▶ **Brief**: From the entries that follow, pick out all lines holding "with".

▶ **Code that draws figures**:
* begin *

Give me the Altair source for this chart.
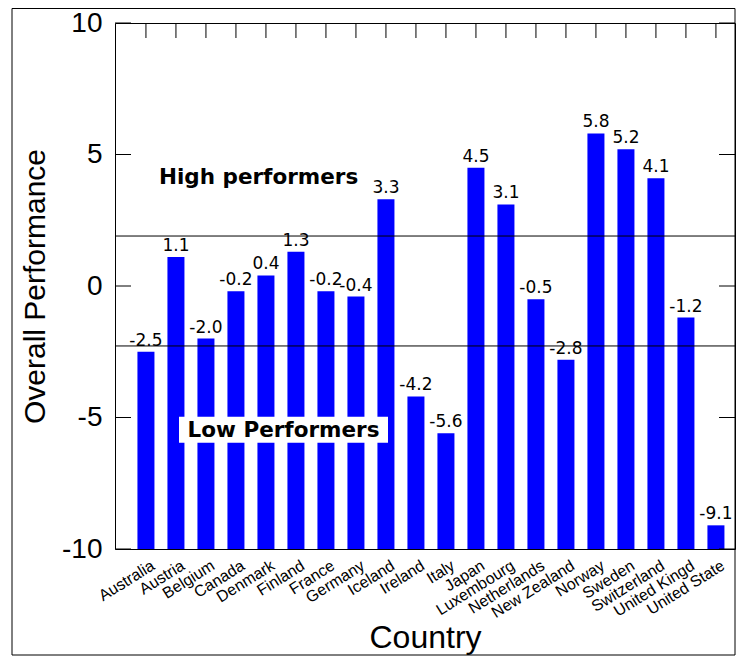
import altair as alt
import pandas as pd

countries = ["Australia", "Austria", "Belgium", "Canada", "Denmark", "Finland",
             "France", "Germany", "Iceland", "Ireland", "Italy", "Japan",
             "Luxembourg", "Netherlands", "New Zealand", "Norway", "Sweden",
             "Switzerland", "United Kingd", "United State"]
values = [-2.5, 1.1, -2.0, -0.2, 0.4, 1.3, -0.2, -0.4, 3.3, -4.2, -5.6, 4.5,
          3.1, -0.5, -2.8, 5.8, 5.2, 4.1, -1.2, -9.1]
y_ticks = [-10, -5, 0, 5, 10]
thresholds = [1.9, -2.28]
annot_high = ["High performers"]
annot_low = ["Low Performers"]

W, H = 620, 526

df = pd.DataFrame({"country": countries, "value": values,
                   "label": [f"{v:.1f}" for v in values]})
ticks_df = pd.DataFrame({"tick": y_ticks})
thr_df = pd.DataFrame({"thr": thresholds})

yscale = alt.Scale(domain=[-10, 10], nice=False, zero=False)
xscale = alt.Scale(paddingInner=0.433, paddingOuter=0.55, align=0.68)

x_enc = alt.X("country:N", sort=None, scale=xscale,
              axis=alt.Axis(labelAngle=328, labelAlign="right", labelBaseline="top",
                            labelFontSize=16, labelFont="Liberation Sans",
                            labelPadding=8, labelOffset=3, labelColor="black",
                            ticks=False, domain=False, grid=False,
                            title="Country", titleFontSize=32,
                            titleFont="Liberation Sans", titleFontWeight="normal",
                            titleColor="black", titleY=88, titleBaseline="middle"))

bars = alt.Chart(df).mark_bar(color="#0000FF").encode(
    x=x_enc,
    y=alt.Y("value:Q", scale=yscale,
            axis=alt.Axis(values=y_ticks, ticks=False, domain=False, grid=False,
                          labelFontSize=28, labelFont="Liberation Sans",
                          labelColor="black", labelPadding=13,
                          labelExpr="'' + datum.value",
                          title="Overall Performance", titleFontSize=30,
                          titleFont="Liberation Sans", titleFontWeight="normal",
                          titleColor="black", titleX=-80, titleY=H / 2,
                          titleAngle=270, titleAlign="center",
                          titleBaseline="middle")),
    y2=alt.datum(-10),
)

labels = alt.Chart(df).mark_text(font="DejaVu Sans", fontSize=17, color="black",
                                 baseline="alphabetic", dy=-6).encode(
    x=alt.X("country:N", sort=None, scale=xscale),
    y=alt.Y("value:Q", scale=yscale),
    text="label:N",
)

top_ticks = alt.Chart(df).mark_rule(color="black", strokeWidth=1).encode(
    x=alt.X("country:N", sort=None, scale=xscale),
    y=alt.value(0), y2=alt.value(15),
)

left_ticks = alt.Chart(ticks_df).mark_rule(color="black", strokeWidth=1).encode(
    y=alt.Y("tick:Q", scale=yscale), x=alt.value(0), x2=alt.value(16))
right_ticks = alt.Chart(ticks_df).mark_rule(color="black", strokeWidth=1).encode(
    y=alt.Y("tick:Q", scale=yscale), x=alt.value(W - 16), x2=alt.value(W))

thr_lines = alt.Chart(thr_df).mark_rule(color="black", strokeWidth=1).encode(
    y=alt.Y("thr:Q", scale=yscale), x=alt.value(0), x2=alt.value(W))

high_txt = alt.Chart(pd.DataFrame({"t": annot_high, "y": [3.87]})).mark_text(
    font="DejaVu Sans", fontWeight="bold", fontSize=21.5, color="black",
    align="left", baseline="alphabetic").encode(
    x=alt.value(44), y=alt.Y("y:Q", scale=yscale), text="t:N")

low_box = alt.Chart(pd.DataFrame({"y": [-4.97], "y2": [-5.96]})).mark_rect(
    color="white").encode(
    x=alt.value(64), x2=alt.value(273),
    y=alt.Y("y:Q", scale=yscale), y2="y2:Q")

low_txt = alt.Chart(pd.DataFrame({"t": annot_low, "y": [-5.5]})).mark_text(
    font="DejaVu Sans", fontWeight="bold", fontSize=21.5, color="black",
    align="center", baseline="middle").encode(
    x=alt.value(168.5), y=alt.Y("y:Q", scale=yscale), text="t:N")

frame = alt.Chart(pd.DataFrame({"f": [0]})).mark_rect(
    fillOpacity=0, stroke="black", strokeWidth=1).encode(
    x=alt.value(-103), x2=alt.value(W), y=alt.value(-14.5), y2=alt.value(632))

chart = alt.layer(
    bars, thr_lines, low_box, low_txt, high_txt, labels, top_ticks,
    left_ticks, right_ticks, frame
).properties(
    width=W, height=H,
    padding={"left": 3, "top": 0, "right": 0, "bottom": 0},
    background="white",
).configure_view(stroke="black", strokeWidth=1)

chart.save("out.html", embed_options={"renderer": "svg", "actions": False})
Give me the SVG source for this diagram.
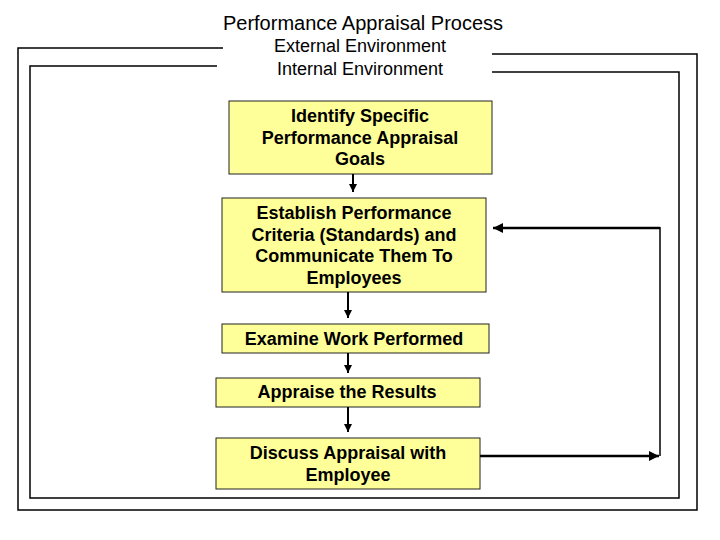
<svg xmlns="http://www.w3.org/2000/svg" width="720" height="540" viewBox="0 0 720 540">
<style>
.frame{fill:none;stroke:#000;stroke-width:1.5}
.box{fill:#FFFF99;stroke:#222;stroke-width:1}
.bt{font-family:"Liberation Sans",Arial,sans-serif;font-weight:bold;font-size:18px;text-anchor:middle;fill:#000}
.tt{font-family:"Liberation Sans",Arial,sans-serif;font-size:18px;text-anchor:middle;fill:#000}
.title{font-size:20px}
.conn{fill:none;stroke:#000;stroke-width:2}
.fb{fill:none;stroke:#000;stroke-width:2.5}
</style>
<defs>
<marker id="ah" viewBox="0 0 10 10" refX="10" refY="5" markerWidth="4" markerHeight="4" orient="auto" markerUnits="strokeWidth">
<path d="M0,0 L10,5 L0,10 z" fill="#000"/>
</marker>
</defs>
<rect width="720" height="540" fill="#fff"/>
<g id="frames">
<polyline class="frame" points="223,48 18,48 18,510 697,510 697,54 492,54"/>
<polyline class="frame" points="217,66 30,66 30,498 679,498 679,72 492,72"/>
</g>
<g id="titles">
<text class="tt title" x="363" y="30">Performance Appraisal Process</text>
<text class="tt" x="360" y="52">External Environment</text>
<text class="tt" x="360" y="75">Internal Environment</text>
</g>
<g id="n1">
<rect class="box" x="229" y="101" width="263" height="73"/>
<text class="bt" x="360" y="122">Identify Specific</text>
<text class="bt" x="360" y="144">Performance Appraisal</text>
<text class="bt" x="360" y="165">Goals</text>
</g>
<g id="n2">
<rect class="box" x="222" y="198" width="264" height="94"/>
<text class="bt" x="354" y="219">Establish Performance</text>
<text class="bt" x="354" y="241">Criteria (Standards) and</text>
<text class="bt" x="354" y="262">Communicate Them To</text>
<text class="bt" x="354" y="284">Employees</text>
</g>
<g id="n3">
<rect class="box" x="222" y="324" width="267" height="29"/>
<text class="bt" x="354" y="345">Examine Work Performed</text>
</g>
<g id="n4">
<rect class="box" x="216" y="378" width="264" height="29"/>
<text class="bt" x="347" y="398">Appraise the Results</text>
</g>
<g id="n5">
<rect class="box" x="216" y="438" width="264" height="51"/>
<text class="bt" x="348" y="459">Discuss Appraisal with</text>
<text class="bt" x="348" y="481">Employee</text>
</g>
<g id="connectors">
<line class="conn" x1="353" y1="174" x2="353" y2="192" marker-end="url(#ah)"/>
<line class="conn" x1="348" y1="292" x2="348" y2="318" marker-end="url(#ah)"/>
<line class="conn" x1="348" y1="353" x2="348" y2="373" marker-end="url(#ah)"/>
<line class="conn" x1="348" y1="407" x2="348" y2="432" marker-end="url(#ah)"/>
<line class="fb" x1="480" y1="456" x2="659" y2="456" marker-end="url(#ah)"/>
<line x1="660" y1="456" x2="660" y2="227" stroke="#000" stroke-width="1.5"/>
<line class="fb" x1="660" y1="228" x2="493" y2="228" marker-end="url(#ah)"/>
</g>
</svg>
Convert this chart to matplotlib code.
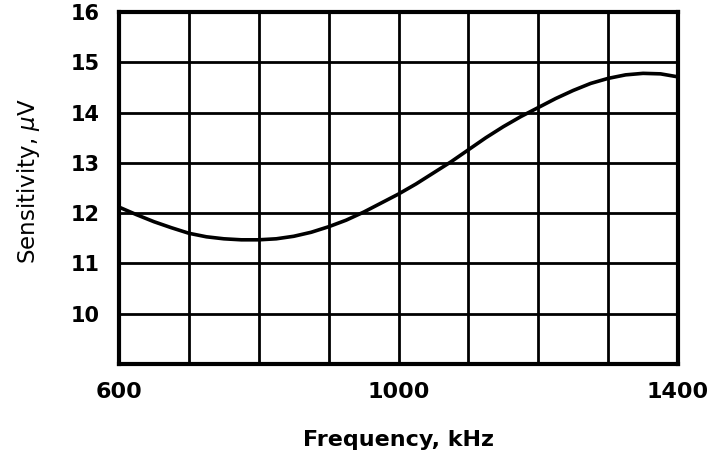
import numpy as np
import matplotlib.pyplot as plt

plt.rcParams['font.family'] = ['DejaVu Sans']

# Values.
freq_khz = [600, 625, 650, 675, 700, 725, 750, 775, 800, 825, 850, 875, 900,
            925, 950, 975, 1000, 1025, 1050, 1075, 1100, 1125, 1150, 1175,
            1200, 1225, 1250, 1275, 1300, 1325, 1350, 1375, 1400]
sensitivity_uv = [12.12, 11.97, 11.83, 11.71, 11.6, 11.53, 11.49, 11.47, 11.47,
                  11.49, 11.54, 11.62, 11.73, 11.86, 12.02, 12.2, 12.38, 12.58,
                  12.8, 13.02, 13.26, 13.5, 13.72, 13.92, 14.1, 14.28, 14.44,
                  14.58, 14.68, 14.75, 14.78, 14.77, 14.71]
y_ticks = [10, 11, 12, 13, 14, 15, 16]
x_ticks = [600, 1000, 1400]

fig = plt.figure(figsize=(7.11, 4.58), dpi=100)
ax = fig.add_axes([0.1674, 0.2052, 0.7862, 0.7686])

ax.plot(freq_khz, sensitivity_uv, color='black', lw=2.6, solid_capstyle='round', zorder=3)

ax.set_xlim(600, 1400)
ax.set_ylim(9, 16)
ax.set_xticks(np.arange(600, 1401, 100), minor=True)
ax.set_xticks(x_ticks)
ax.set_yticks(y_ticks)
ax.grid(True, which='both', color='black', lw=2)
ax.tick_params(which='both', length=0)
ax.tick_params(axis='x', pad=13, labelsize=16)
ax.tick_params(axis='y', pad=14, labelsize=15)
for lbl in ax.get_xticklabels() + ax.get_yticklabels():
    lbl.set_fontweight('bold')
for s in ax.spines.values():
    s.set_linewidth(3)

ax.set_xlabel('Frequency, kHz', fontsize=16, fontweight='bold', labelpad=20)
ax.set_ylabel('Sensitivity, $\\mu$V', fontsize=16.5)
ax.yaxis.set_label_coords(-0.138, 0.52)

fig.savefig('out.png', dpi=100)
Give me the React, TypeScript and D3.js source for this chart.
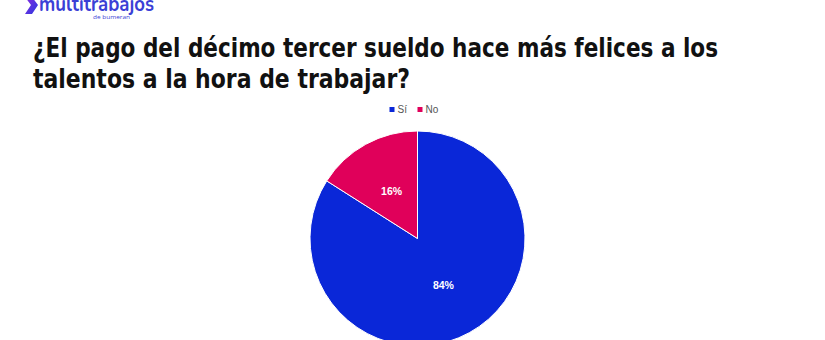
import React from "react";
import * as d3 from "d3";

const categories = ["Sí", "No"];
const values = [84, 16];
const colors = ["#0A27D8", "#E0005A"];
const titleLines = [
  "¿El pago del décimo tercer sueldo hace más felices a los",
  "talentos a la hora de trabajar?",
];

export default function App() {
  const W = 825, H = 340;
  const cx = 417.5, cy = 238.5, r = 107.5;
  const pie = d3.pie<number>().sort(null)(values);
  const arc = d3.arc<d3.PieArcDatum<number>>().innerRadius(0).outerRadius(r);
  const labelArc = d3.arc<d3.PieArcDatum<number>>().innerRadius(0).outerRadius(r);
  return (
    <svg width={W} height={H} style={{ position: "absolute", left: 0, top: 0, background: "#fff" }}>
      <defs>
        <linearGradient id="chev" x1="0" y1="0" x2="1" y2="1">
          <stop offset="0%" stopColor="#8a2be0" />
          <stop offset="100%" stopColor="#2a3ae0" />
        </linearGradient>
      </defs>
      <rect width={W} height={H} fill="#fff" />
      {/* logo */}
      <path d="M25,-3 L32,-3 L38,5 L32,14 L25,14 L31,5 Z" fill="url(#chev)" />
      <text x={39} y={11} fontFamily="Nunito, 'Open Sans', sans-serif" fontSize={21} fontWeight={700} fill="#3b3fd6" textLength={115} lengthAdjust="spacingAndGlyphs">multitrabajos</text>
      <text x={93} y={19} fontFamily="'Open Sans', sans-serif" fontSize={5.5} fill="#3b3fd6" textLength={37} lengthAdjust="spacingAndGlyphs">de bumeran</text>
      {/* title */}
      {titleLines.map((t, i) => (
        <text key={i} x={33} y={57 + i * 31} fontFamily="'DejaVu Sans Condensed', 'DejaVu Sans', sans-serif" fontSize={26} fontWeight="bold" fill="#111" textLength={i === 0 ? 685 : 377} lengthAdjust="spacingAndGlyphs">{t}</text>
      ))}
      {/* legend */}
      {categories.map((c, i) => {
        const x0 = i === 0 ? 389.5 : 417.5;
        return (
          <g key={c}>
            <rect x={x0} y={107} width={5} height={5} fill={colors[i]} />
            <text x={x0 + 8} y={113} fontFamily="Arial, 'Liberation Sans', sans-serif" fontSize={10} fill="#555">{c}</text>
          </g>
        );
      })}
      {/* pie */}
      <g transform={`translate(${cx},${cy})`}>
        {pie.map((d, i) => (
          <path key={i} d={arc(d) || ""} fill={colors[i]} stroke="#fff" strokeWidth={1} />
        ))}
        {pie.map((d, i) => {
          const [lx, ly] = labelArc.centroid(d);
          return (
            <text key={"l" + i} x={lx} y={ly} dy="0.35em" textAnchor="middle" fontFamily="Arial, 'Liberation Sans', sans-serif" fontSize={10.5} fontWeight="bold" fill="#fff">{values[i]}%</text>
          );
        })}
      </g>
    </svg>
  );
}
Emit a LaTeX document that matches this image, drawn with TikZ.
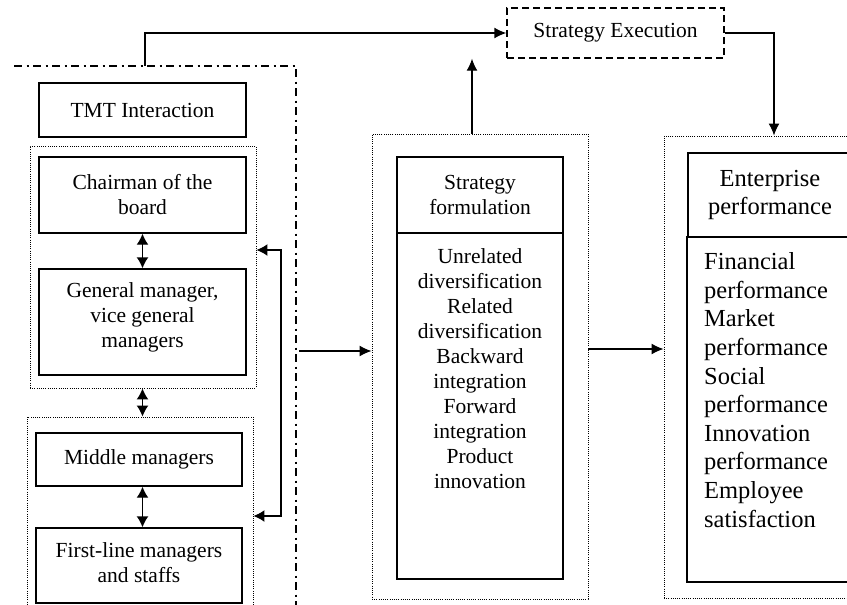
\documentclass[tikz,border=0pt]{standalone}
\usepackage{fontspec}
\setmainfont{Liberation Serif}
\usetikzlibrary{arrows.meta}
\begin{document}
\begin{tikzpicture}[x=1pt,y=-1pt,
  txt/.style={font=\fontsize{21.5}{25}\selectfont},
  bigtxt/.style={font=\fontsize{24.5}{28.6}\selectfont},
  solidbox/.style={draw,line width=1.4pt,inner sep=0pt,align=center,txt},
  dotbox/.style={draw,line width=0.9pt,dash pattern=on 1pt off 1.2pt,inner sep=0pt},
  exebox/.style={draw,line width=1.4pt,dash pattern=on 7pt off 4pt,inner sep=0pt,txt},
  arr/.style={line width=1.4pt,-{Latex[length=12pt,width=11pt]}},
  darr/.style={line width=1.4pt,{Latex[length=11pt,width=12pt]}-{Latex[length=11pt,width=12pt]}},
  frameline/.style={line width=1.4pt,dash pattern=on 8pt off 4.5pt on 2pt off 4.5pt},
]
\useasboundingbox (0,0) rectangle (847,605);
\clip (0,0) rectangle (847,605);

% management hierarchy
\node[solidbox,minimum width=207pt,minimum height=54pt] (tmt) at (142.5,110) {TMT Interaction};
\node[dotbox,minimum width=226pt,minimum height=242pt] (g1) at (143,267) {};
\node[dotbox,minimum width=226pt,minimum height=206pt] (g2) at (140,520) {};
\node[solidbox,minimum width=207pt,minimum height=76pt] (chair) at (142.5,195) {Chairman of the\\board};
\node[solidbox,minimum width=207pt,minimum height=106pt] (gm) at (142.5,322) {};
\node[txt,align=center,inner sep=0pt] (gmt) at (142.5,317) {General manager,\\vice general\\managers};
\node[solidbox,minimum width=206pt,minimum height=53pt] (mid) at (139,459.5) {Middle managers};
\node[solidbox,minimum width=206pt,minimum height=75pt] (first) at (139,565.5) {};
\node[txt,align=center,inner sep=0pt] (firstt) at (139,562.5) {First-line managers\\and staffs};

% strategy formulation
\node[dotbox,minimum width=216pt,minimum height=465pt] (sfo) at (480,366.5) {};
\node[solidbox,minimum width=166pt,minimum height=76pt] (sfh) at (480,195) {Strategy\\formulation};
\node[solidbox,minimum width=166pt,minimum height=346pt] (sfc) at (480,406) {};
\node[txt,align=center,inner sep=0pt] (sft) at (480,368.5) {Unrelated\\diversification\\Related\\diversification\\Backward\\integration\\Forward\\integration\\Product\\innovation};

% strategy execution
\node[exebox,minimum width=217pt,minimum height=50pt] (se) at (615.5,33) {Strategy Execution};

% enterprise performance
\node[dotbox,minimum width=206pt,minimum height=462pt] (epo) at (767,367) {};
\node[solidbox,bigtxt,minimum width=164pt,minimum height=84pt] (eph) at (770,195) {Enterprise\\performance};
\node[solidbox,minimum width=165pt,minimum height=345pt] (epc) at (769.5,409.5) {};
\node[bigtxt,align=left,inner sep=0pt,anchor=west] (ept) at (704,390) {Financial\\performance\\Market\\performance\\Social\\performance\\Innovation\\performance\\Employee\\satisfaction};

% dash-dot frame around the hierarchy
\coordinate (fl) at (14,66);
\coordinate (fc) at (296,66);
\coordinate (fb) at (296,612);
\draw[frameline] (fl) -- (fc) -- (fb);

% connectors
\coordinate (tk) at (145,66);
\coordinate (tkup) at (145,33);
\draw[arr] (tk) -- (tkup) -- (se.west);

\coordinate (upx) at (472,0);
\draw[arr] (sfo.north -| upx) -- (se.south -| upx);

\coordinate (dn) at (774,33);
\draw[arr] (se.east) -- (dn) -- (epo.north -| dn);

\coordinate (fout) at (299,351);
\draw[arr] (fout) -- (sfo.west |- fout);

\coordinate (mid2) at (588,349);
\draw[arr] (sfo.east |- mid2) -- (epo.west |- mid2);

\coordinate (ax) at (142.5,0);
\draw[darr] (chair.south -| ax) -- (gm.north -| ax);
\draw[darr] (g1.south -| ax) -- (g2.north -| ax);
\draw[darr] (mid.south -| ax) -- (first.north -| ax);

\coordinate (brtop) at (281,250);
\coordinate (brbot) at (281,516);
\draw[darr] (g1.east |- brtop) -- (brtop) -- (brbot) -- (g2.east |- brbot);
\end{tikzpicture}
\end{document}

* end *

▶ **Result below**:
<text class="bt" x="348" y="459">Discuss Appraisal with</text>
Emit a LaTeX document that matches this image, drawn with TikZ.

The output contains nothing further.